If India does not stop this, many lifeforms that are dependent on Mangroves to provide food and shelter could die with it. This unique ecosystem needs protection not just for the conservation of the biodiversity, but according to a study by National University of Singapore, countries with large coastlines like India could expand these ecosystems to further counteract their fossil fuel emissions.

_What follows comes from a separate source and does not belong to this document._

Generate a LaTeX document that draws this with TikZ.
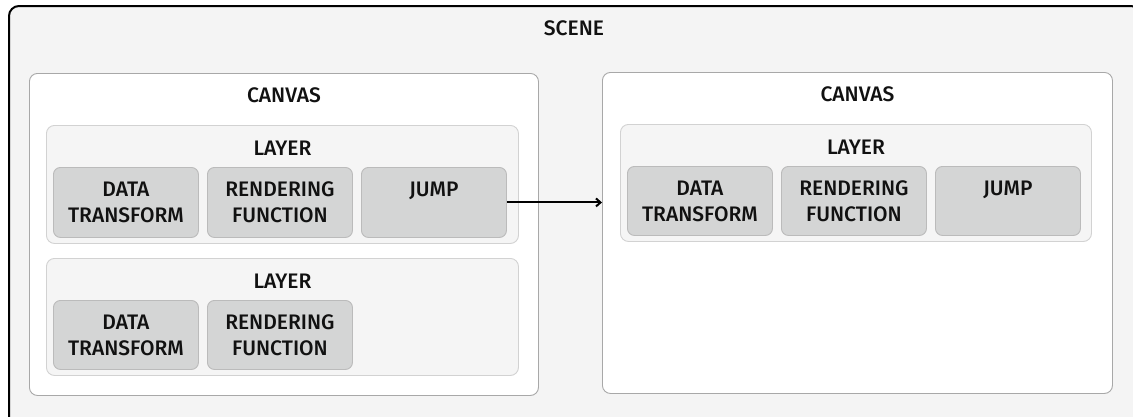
\documentclass[tikz,border=0pt]{standalone}
\usepackage{fontspec}
\setmainfont{Liberation Sans}
\newfontfamily\medfont{Fira Sans}[UprightFont={* Medium}]
\usetikzlibrary{arrows.meta,calc}
\definecolor{scenebg}{HTML}{F4F4F4}
\definecolor{layerbg}{HTML}{F5F5F5}
\definecolor{canvasline}{HTML}{A8A8A8}
\definecolor{layerline}{HTML}{D2D2D2}
\definecolor{boxline}{HTML}{BBBBBB}
\definecolor{boxbg}{HTML}{D4D5D5}
\definecolor{txt}{HTML}{111111}
\newcommand\diaglbl{\medfont\fontsize{21}{26}\selectfont}
\begin{document}
\begin{tikzpicture}[x=1pt,y=-1pt,
  scenebox/.style={draw=black, line width=2pt, fill=scenebg, rounded corners=10pt, anchor=north west, inner sep=0pt},
  canvasbox/.style={draw=canvasline, line width=0.9pt, fill=white, rounded corners=8pt, anchor=north west, inner sep=0pt},
  layerbox/.style={draw=layerline, line width=0.9pt, fill=layerbg, rounded corners=8pt, anchor=north west, inner sep=0pt, minimum width=472pt},
  fnbox/.style={draw=boxline, line width=0.9pt, fill=boxbg, rounded corners=7pt, anchor=north west, minimum width=145pt, minimum height=70pt, inner sep=0pt, align=center, font=\diaglbl, text=txt},
  title/.style={anchor=base, font=\diaglbl, inner sep=0pt, text=txt},
  link/.style={draw=black, line width=2pt, -{Straight Barb[length=4.5pt,width=8pt]}}
]
\useasboundingbox (0,0) rectangle (1133,416);
\clip (0,0) rectangle (1133,416);
% scene
\node[scenebox, minimum width=1132pt, minimum height=430pt] (scene) at (8,5) {};
\node[title] (scenet) at (574,35) {SCENE};
% left canvas
\node[canvasbox, minimum width=509pt, minimum height=322pt] (c1) at (29,73) {};
\node[title] (c1t) at ($(c1.north)+(0,29)$) {CANVAS};
\node[layerbox, minimum height=118pt] (l1) at (46,125) {};
\node[title] (l1t) at ($(l1.north)+(0,30)$) {LAYER};
\node[fnbox] (d1) at (53,167) {DATA\\TRANSFORM};
\node[fnbox] (r1) at (207,167) {RENDERING\\FUNCTION};
\node[fnbox] (j1) at (361,167) {JUMP\\\mbox{}};
\node[layerbox, minimum height=117pt] (l2) at (46,258) {};
\node[title] (l2t) at ($(l2.north)+(0,30)$) {LAYER};
\node[fnbox, minimum height=69pt] (d2) at (53,300) {DATA\\TRANSFORM};
\node[fnbox, minimum height=69pt] (r2) at (207,300) {RENDERING\\FUNCTION};
% right canvas
\node[canvasbox, minimum width=510pt, minimum height=321pt] (c2) at (602,72) {};
\node[title] (c2t) at ($(c2.north)+(0,29)$) {CANVAS};
\node[layerbox, minimum width=471pt, minimum height=117pt] (l3) at (620,124) {};
\node[title] (l3t) at ($(l3.north)+(0,30)$) {LAYER};
\node[fnbox, minimum height=69pt] (d3) at (627,166) {DATA\\TRANSFORM};
\node[fnbox, minimum height=69pt] (r3) at (781,166) {RENDERING\\FUNCTION};
\node[fnbox, minimum height=69pt] (j3) at (935,166) {JUMP\\\mbox{}};
% connector
\draw[link] (j1.east) -- (j1.east -| c2.west);
\end{tikzpicture}
\end{document}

For India, with a large and critical marine exports and fisheries sector, growing the sector without protecting vital mangroves would be akin to slash and burn agriculture, completely unsustainable in the long term.
The study revealed that for Nigeria, Colombia, and Bangladesh, which are among the top 50 fossil fuel emitting countries in the world, mangroves alone mitigated more than 1 per cent of their national carbon emissions in 2014. For Indonesia the number could reach as high as 2.6% of total man-made carbon emission. On a global level, despite Blue carbon’s diminishing impact, it sequestered 0.42% of the human-induced carbon emissions in the same year.
The “blue carbon” ecosystem, can grow fast and has the ability to accumulate organic carbon in the water-saturated soil that surrounds it. Blue carbon vegetation like mangroves are able to store carbon more efficiently, in a way that other ecosystems such as tropical rainforests are not able to.
The study results suggest that the conservation and restoration of blue carbon ecosystems is a direct way to mitigate the effects of climate change like typhoons and cyclones, in addition to all the other benefits that these ecosystems provide to people.These revelations mean a worldwide move to preserve them better. For India, it is a wake up call to save its coastline and large fisheries and related sectors, before its too late.